Did it justify over six hours of cooking? Probably not.

But it was still delicious.

I wasn’t really planning to write an adaptation this week because of how complicated this recipe was. However, the flavours on that chicken were so sensational, and that gave me a few ideas - I’m thinking something like a sous vide chicken breast cooked in an IPA reduction to replicate the hops. I need to do some experimenting, so the recipe won’t be out until later next week. Until then, happy cooking!

P.S. Just in case you harbour any doubts over how I feel about this chicken, this clip should sum it up.

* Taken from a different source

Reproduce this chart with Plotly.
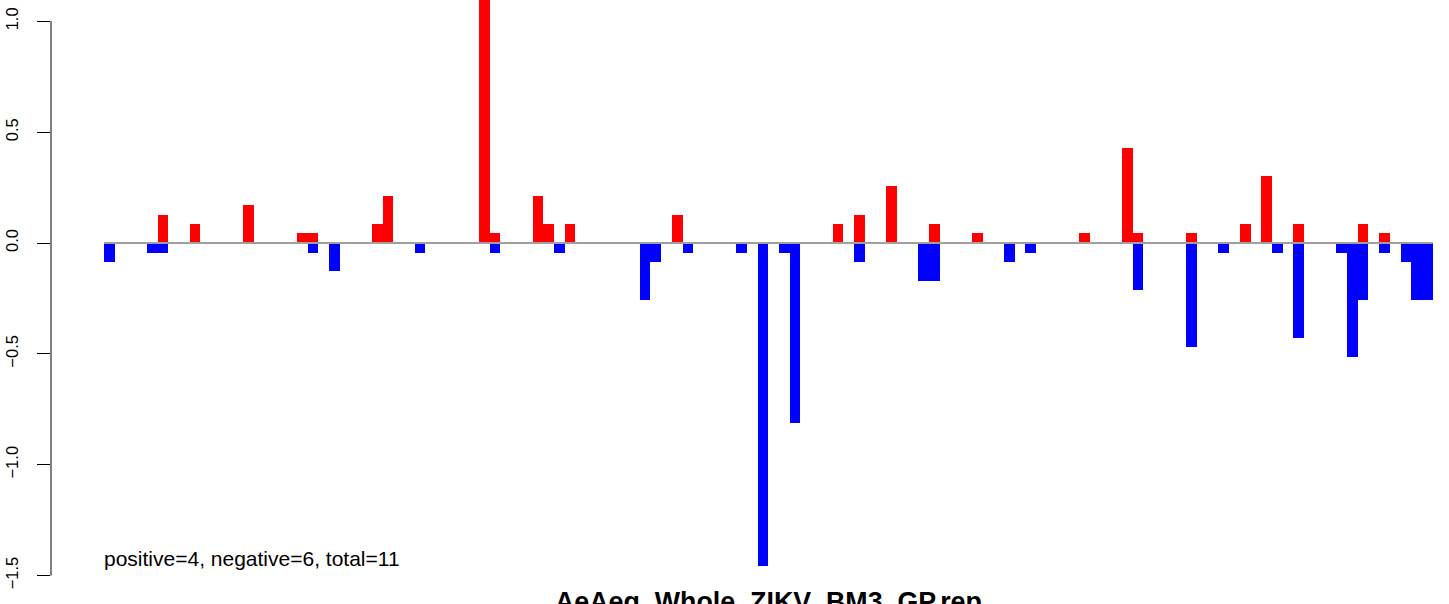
import plotly.graph_objects as go

# ---- data ----
n_bars = 124
pos_idx = [5, 8, 13, 18, 19, 25, 26, 35, 36, 40, 41, 43, 53, 68, 70, 73, 77,
           81, 91, 95, 96, 101, 106, 108, 111, 117, 119]
pos_val = [0.128, 0.085, 0.171, 0.043, 0.043, 0.085, 0.214, 1.20, 0.043, 0.214,
           0.085, 0.085, 0.128, 0.085, 0.128, 0.257, 0.085, 0.043, 0.043, 0.428,
           0.043, 0.043, 0.085, 0.300, 0.085, 0.085, 0.043]
neg_idx = [0, 4, 5, 19, 21, 29, 36, 42, 50, 51, 54, 59, 61, 63, 64, 70, 76, 77,
           84, 86, 96, 101, 104, 109, 111, 115, 116, 117, 119, 121, 122, 123]
neg_val = [-0.085, -0.043, -0.043, -0.043, -0.128, -0.043, -0.043, -0.043, -0.257,
           -0.085, -0.043, -0.043, -1.455, -0.043, -0.813, -0.085, -0.171, -0.171,
           -0.085, -0.043, -0.214, -0.470, -0.043, -0.043, -0.428, -0.043, -0.513,
           -0.257, -0.043, -0.085, -0.257, -0.257]
y_ticks = [-1.5, -1.0, -0.5, 0.0, 0.5, 1.0]
summary_text = "positive=4, negative=6, total=11"
title_text = "AeAeg_Whole_ZIKV_BM3_GP.rep"

x = list(range(n_bars))
pos = [0.0] * n_bars
neg = [0.0] * n_bars
for i, v in zip(pos_idx, pos_val):
    pos[i] = v
for i, v in zip(neg_idx, neg_val):
    neg[i] = v

FONT = "Liberation Sans, Arial, Helvetica, sans-serif"

fig = go.Figure()
fig.add_trace(go.Bar(x=x, y=pos, width=1.0, marker=dict(color="#FF0000", line=dict(width=0)),
                     showlegend=False, hoverinfo="x+y"))
fig.add_trace(go.Bar(x=x, y=neg, width=1.0, marker=dict(color="#0000FF", line=dict(width=0)),
                     showlegend=False, hoverinfo="x+y"))

# zero reference line (drawn over bars)
fig.add_shape(type="line", xref="x", yref="y", x0=-0.5, x1=n_bars - 0.5, y0=0, y1=0,
              line=dict(color="#A0A0A0", width=2), layer="above")
# R-style y axis line from -1.5 to 1.0
fig.add_shape(type="line", xref="paper", yref="y", x0=0, x1=0, y0=y_ticks[0], y1=y_ticks[-1],
              line=dict(color="black", width=1), layer="above")

fig.add_annotation(x=-0.69, y=-1.421, xref="x", yref="y", text=summary_text,
                   showarrow=False, xanchor="left", yanchor="middle",
                   font=dict(family=FONT, size=21, color="black"))
fig.add_annotation(x=0.5166, y=-0.0195, xref="paper", yref="paper",
                   text="<b>" + title_text + "</b>",
                   showarrow=False, xanchor="center", yanchor="middle",
                   font=dict(family=FONT, size=26.8, color="black"))

fig.update_layout(
    template="none",
    width=1449, height=604,
    margin=dict(l=51, r=9, t=0, b=14, pad=0, autoexpand=False),
    paper_bgcolor="white", plot_bgcolor="white",
    barmode="overlay", bargap=0,
    font=dict(family=FONT, color="black"),
    xaxis=dict(range=[-5.446, 124.185], visible=False, showgrid=False, zeroline=False,
               automargin=False),
    yaxis=dict(range=[-1.5652, 1.0961], tickvals=y_ticks, tickformat=".1f",
               ticks="outside", ticklen=13, tickwidth=1, tickcolor="black",
               tickangle=-90, showgrid=False, zeroline=False, showline=False,
               automargin=False, ticklabelstandoff=12,
               tickfont=dict(family=FONT, size=16.5, color="black")),
)

fig.write_html("out.html", config={"displayModeBar": False},
               post_script="document.body.style.margin='0';document.body.style.overflow='hidden';")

Petit Fours (aka the footnotes)


Roast chicken is ancient, but apparently not as ancient as cockfighting, which is widely believed by archaeologists to be the original reason why chickens were initially domesticated up to 10,000 years ago).


I don’t read Latin, so some of this content comes from the fantastic Coquinaria, which is all about historical cooking.


For UK readers, Berni Inn is the precursor to what is now the Beefeater chain of pub-restaurants often found attached to a Premier Inn. For non-UK readers, a Beefeater restaurant is where you eat a greasy breakfast to alleviate your hangover after attending an out-of-town wedding in the middle of nowhere.